From the first line of the data below through the line bearing "plt.rcParams['mathtext.it'] = 'Liberation", reproduce each line exactly; do not include pictures.
┌────────
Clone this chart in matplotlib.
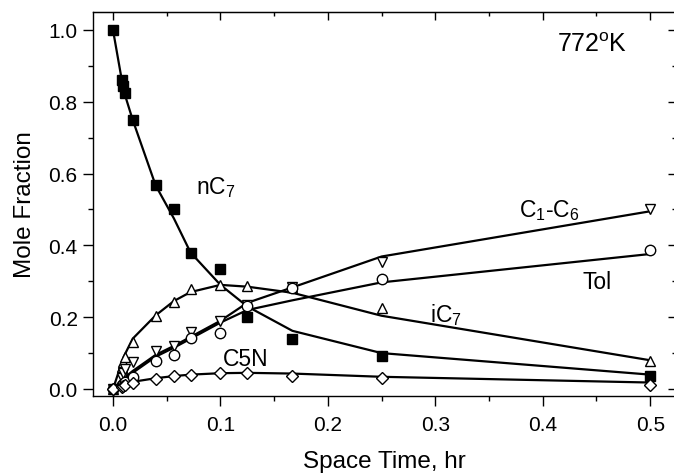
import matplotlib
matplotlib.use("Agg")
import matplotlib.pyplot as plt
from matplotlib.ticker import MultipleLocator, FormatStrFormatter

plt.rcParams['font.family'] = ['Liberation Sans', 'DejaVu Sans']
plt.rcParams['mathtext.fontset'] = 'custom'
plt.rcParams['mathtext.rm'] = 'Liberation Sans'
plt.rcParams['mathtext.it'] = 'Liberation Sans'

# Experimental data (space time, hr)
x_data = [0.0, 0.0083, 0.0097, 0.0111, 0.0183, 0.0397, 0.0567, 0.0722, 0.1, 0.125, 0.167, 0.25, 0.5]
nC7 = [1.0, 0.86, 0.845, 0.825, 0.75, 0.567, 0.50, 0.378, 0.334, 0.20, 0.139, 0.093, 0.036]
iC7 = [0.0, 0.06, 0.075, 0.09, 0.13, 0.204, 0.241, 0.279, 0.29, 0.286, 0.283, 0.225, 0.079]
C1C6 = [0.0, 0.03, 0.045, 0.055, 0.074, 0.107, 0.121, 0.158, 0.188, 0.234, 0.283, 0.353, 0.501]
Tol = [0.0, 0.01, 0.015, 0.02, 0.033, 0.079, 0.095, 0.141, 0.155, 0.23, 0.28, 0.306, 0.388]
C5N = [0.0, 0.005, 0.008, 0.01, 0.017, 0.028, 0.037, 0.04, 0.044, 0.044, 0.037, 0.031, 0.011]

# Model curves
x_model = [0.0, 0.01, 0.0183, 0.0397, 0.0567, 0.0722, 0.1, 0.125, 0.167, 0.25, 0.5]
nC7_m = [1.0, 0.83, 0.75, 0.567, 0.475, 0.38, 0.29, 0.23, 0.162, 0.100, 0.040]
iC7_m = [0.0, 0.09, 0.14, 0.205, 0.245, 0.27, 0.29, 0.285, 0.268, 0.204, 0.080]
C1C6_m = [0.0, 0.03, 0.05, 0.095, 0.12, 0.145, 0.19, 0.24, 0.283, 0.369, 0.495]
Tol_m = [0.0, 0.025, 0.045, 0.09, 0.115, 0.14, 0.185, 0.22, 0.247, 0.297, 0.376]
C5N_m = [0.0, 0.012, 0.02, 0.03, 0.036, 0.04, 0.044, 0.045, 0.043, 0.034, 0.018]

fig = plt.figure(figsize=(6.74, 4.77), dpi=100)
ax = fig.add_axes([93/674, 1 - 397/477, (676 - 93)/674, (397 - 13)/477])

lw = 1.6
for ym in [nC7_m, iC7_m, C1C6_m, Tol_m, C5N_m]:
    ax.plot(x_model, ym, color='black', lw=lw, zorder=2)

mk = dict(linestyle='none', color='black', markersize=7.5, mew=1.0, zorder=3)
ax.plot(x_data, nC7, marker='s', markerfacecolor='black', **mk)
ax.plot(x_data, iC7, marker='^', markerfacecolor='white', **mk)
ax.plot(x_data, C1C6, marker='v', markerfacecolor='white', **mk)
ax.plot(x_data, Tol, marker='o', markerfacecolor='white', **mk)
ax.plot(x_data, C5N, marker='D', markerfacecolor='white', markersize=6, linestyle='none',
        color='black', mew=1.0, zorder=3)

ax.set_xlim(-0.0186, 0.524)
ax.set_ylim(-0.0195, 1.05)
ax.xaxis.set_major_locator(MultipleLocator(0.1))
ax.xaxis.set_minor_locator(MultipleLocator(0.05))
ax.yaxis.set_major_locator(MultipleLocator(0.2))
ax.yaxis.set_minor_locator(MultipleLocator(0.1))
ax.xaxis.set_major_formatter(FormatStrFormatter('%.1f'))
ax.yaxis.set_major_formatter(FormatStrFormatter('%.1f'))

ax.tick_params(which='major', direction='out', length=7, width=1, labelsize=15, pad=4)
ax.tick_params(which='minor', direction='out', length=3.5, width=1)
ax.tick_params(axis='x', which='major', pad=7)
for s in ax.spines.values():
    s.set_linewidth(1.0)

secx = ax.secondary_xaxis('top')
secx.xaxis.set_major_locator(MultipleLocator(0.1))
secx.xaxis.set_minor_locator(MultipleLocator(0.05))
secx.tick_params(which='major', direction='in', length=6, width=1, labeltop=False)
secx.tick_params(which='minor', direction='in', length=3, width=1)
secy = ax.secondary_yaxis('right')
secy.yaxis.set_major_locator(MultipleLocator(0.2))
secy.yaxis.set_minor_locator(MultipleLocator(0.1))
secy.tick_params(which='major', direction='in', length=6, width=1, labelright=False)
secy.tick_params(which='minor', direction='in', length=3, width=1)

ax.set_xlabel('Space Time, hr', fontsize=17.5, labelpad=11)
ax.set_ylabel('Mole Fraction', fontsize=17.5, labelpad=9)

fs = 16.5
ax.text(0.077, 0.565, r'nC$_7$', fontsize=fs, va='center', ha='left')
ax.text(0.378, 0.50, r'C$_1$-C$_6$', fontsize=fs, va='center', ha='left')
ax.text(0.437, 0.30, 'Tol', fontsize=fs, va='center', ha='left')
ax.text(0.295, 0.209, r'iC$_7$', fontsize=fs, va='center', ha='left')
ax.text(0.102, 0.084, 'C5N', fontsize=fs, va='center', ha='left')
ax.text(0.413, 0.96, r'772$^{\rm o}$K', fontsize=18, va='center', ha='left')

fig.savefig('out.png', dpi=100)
└────────
→ Expected answer
Clone this chart in matplotlib.
import matplotlib
matplotlib.use("Agg")
import matplotlib.pyplot as plt
from matplotlib.ticker import MultipleLocator, FormatStrFormatter

plt.rcParams['font.family'] = ['Liberation Sans', 'DejaVu Sans']
plt.rcParams['mathtext.fontset'] = 'custom'
plt.rcParams['mathtext.rm'] = 'Liberation Sans'
plt.rcParams['mathtext.it'] = 'Liberation Sans'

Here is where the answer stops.